Looking back on that article, I now realise that although I highlighted some of the major points, I missed out important pieces of advice.
I now consider myself a veteran of the radio circuit, having given about approximately sixty interviews on BBC radio stations scattered about the UK, in the US, Australia and even New Zealand. I made mistakes along the way but now will happily chat to anyone on air for hours hardly repeating myself, apart from saying “I think” about fifteen times an interview. So here are a few pointers if you are going on a radio show.
Firstly, you must relax! Yes, easier said than done, but you are not being interviewed for a job or a promotion. The host wants to give you every opportunity to talk about yourself. In fact, the more you chat, the happier that host will be. Pretend you are talking to your best friend – no, don’t tell them the sordid details of your romantic night last night – and it will be much more fun. You have just made their job very easy.
Make sure you listen to the show you have been invited on, before you give your interview. Know the name of your host. Calling Dave, Dick is not going to go down well…sorry, Dave! It’s also good if you say the name of the host when you respond to questions as in, “Yes, Dick…I mean Dave…I started writing before I could walk.”
Please try not to answer with your mouth full. That may sound like an obvious statement but during one interview, I was given a large yellow cupcake and greedily started to scoff it, not realising the host was about to begin the interview. (Note: interviews can begin abruptly.) The same applies to coffee or water. In my experience it is best to refuse all offers of drinks and food. I am pretty sure the technicians try to catch you out to amuse themselves.
Never take in notes. You won’t be able to read them if you are in a studio. The chances are it will be dark in there and even if it isn’t, you don’t want to be caught rustling paper at the microphone. My first ever interview was an utter shambles because I took in reams of notes so I didn’t get caught out on any questions. I couldn’t see them because the lights were dimmed in the studio. I tried to get my glasses out of my handbag to help see, got tangled up in the headphone wire and knocked over my handbag, fell off the chair trying to reach for it and pulled the microphone and stand over, then nearly choked with embarrassment. Surprisingly, I was invited back for another interview but the technician said it was because I have provided the best entertainment for weeks.

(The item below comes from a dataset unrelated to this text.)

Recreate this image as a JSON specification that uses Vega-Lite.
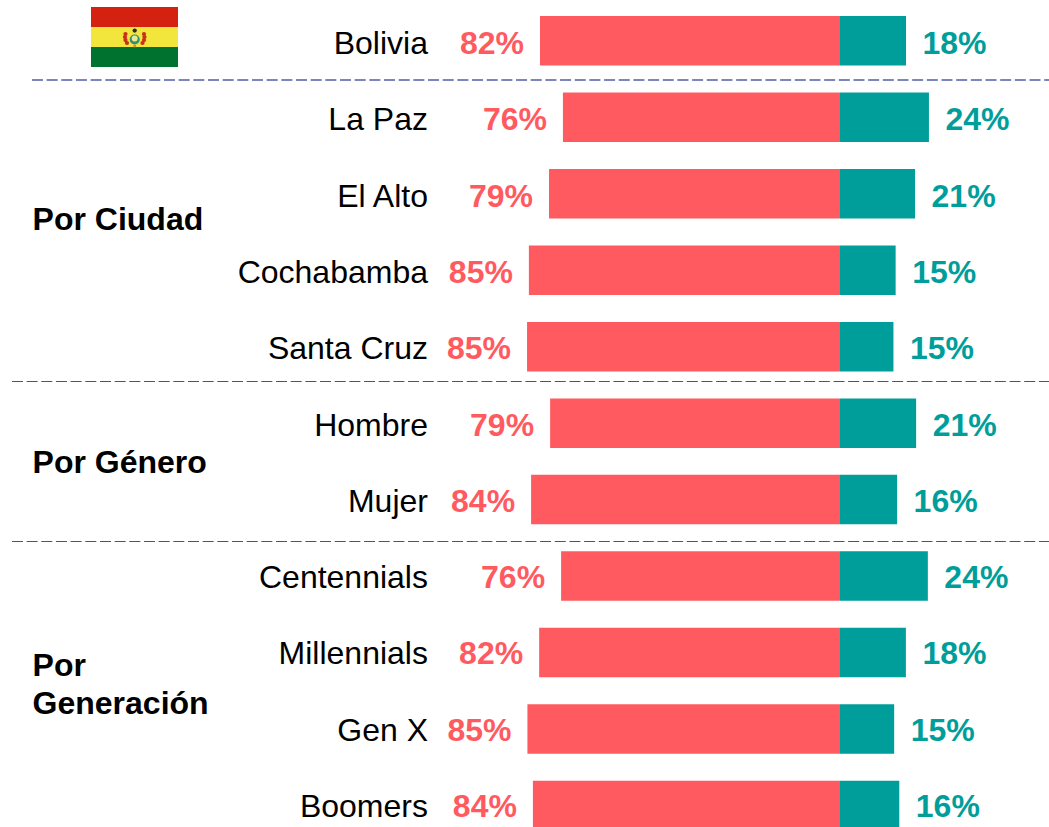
{"$schema":"https://vega.github.io/schema/vega-lite/v6.json","width":1049,"height":827,"autosize":"none","padding":0,"background":"#ffffff","view":{"stroke":null},"config":{"text":{"font":"Liberation Sans","fontSize":32}},
"datasets":{"rows":[
{"name":"Bolivia","row":0,"ty":0.02,"no":-81.97,"si":18.03,"noL":"82%","siL":"18%"},
{"name":"La Paz","row":1,"ty":1.012,"no":-75.7,"si":24.3,"noL":"76%","siL":"24%"},
{"name":"El Alto","row":2,"ty":2.021,"no":-79.5,"si":20.5,"noL":"79%","siL":"21%"},
{"name":"Cochabamba","row":3,"ty":3.018,"no":-85,"si":15.2,"noL":"85%","siL":"15%"},
{"name":"Santa Cruz","row":4,"ty":4.016,"no":-85.5,"si":14.6,"noL":"85%","siL":"15%"},
{"name":"Hombre","row":5,"ty":5.013,"no":-79.2,"si":20.8,"noL":"79%","siL":"21%"},
{"name":"Mujer","row":6,"ty":6.01,"no":-84.4,"si":15.6,"noL":"84%","siL":"16%"},
{"name":"Centennials","row":7,"ty":7.008,"no":-76.2,"si":24,"noL":"76%","siL":"24%"},
{"name":"Millennials","row":8,"ty":8.005,"no":-82.2,"si":18,"noL":"82%","siL":"18%"},
{"name":"Gen X","row":9,"ty":9.003,"no":-85.4,"si":14.8,"noL":"85%","siL":"15%"},
{"name":"Boomers","row":10,"ty":10,"no":-83.9,"si":16.2,"noL":"84%","siL":"16%"}],
"groups":[{"g":"Por Ciudad","row":2.343},{"g":"Por Género","row":5.526},{"g":"Por\nGeneración","row":8.176}],
"flag":[{"band":"rojo","x0":-204.64,"x1":-180.87,"y0":-0.4413,"y1":-0.1798},{"band":"amarillo","x0":-204.64,"x1":-180.87,"y0":-0.1798,"y1":0.0817},{"band":"verde","x0":-204.64,"x1":-180.87,"y0":0.0817,"y1":0.3433}],
"sep1":[{"x0":-220.77,"x1":57.1,"y":0.5132}],
"seps":[{"x0":-226.23,"x1":57.1,"y":4.4557},{"x0":-226.23,"x1":57.1,"y":6.5479}],
"arcs":[{"x":-195.22,"y":-0.0883},{"x":-195.36,"y":-0.049},{"x":-195.22,"y":-0.0098},{"x":-194.81,"y":0.0294},{"x":-190.16,"y":-0.0883},{"x":-190.03,"y":-0.049},{"x":-190.16,"y":-0.0098},{"x":-190.57,"y":0.0294}],
"ring":[{"x":-192.7,"y":-0.0163}],"core":[{"x":-192.7,"y":-0.0294}],"top":[{"x":-192.7,"y":-0.134}],"foot":[{"x":-192.7,"y":0.0686}]},
"encoding":{
"x":{"type":"quantitative","scale":{"domain":[-229.5,57.1],"nice":false,"zero":false,"padding":0},"axis":null},
"y":{"type":"quantitative","scale":{"domain":[10.281,-0.5329],"nice":false,"zero":false,"padding":0},"axis":null}},
"layer":[
{"data":{"name":"flag"},"mark":{"type":"rect"},"encoding":{
"x":{"field":"x0","type":"quantitative"},
"x2":{"field":"x1"},
"y":{"field":"y0","type":"quantitative"},
"y2":{"field":"y1"},
"color":{"field":"band","type":"nominal","scale":{"domain":["rojo","amarillo","verde"],"range":["#d52110","#f2e53c","#00722f"]},"legend":null}}},
{"data":{"name":"arcs"},"mark":{"type":"circle","opacity":1,"size":18,"color":"#c9311c"},"encoding":{"x":{"field":"x","type":"quantitative"},"y":{"field":"y","type":"quantitative"}}},
{"data":{"name":"ring"},"mark":{"type":"circle","opacity":1,"size":100,"color":"#2f8f80"},"encoding":{"x":{"field":"x","type":"quantitative"},"y":{"field":"y","type":"quantitative"}}},
{"data":{"name":"core"},"mark":{"type":"circle","opacity":1,"size":35,"color":"#e9e98f"},"encoding":{"x":{"field":"x","type":"quantitative"},"y":{"field":"y","type":"quantitative"}}},
{"data":{"name":"top"},"mark":{"type":"circle","opacity":1,"size":18,"color":"#2a2a20"},"encoding":{"x":{"field":"x","type":"quantitative"},"y":{"field":"y","type":"quantitative"}}},
{"data":{"name":"foot"},"mark":{"type":"circle","opacity":1,"size":8,"color":"#e08a20"},"encoding":{"x":{"field":"x","type":"quantitative"},"y":{"field":"y","type":"quantitative"}}},
{"data":{"name":"rows"},"mark":{"type":"bar","orient":"horizontal","height":49.5,"color":"#ff5a5f","clip":true},"encoding":{"x":{"field":"no","type":"quantitative","stack":null},"y":{"field":"row","type":"quantitative"}}},
{"data":{"name":"rows"},"mark":{"type":"bar","orient":"horizontal","height":49.5,"color":"#009e9a","clip":true},"encoding":{"x":{"field":"si","type":"quantitative","stack":null},"y":{"field":"row","type":"quantitative"}}},
{"data":{"name":"rows"},"mark":{"type":"text","align":"right","baseline":"middle","fontWeight":"bold","color":"#ff5a5f","dx":-16,"dy":1.5},"encoding":{"x":{"field":"no","type":"quantitative"},"y":{"field":"ty","type":"quantitative"},"text":{"field":"noL"}}},
{"data":{"name":"rows"},"mark":{"type":"text","align":"left","baseline":"middle","fontWeight":"bold","color":"#009e9a","dx":16.5,"dy":1.5},"encoding":{"x":{"field":"si","type":"quantitative"},"y":{"field":"ty","type":"quantitative"},"text":{"field":"siL"}}},
{"data":{"name":"rows"},"mark":{"type":"text","align":"right","baseline":"middle","color":"#000000","dy":1.5},"encoding":{"x":{"datum":-112.57},"y":{"field":"ty","type":"quantitative"},"text":{"field":"name"}}},
{"data":{"name":"groups"},"mark":{"type":"text","align":"left","baseline":"middle","fontWeight":"bold","color":"#000000","lineBreak":"\n","lineHeight":38},"encoding":{"x":{"datum":-220.6},"y":{"field":"row","type":"quantitative"},"text":{"field":"g"}}},
{"data":{"name":"sep1"},"mark":{"type":"rule","color":"#7c86bd","strokeWidth":2,"strokeDash":[11,3.67]},"encoding":{"x":{"field":"x0","type":"quantitative"},"x2":{"field":"x1"},"y":{"field":"y","type":"quantitative"}}},
{"data":{"name":"seps"},"mark":{"type":"rule","color":"#3f51a3","strokeWidth":1,"strokeDash":[11,3.67]},"encoding":{"x":{"field":"x0","type":"quantitative"},"x2":{"field":"x1"},"y":{"field":"y","type":"quantitative"}}}
]}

Try not to consume any fizzy drinks prior to a show. Belching seems much louder when you are on air!
Turn off your cell phone. The dulcet tones of Prince singing “Do Me, Baby!” at high volume while the host is asking a question will not go down well. (It will make the tech support team break down in hysterics though.)

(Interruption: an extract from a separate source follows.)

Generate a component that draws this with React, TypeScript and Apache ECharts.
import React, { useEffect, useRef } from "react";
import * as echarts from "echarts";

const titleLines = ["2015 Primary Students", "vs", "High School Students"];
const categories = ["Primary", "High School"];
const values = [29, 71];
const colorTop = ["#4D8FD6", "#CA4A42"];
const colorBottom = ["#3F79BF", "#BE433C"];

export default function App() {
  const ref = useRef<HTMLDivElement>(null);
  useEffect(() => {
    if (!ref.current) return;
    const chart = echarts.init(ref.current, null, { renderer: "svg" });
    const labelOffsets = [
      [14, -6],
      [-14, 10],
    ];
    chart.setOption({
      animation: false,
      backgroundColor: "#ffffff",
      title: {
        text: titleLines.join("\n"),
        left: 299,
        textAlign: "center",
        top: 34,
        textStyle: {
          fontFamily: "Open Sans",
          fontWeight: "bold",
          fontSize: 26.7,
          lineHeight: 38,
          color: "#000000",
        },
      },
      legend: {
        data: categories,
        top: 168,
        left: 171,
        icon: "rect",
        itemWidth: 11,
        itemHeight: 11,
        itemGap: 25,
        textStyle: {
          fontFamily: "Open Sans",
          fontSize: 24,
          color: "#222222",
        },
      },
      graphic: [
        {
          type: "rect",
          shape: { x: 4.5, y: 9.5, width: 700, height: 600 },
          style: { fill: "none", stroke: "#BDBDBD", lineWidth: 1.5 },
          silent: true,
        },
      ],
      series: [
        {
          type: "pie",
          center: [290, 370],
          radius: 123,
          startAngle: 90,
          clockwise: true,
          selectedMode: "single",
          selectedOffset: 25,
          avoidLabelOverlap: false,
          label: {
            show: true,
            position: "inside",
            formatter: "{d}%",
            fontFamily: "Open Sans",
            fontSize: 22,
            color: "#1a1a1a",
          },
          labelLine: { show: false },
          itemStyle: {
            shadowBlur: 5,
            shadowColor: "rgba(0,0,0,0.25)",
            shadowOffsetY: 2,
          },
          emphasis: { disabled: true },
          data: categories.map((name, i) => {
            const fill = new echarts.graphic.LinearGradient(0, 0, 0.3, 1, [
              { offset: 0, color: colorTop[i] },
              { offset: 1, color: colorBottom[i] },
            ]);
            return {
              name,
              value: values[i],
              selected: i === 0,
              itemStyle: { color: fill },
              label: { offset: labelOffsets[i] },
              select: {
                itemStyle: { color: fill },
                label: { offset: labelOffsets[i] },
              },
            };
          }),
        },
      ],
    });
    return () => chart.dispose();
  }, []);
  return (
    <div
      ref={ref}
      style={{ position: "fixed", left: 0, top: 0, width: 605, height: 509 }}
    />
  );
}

Make sure, if there are other guests due on the same show as you that you know who they are. I managed to confuse the cast of the excellent BBC drama The White Queen with a pop group and came out with some very strange questions about gigs and costumes.
Don’t nod your head or say “Uh-huh!” You can’t be seen.
If you are doing an interview overseas get the right time for the show and allow for the time zone changes. I agreed to do an interview in the USA for a show at 11am. I converted that to GMT time. Up until the very day, I was convinced I was doing the show at 3pm my time. It was only just before 3pm when I logged onto the site to listen to the hostess, that I realised the show went out at 11pm US Eastern time which meant it would be 3am my time. I won’t tell you the gory details, but suffice to say I woke up my husband who came thumping into the office demanding to know what I was up to, and cursing loudly. I think it livened up the show!
Turn up early. You will have to wait for your interview but everyone will be more relaxed knowing you are in reception and not still on the bus headed their way. You may even get a longer interview.
Always thank the host or hostess, even if you think the interview went badly. You might need their support again in the future. Ask for their autograph and try and get your photo taken with them. It doesn’t hurt to appreciate them. Send them a thank you note or email after the show. It will be appreciated.
Be very polite to the staff on the desk at the radio station. They have the power to put you through to the person you want when you phone for your next interview.
When doing a Skype interview, ensure you have a back-up plan if your internet goes down. As sure as eggs are eggs, your electricity or internet will fail just when you need it most.
Follow these tips and you’ll have a wonderful experience. Most of all, enjoy it!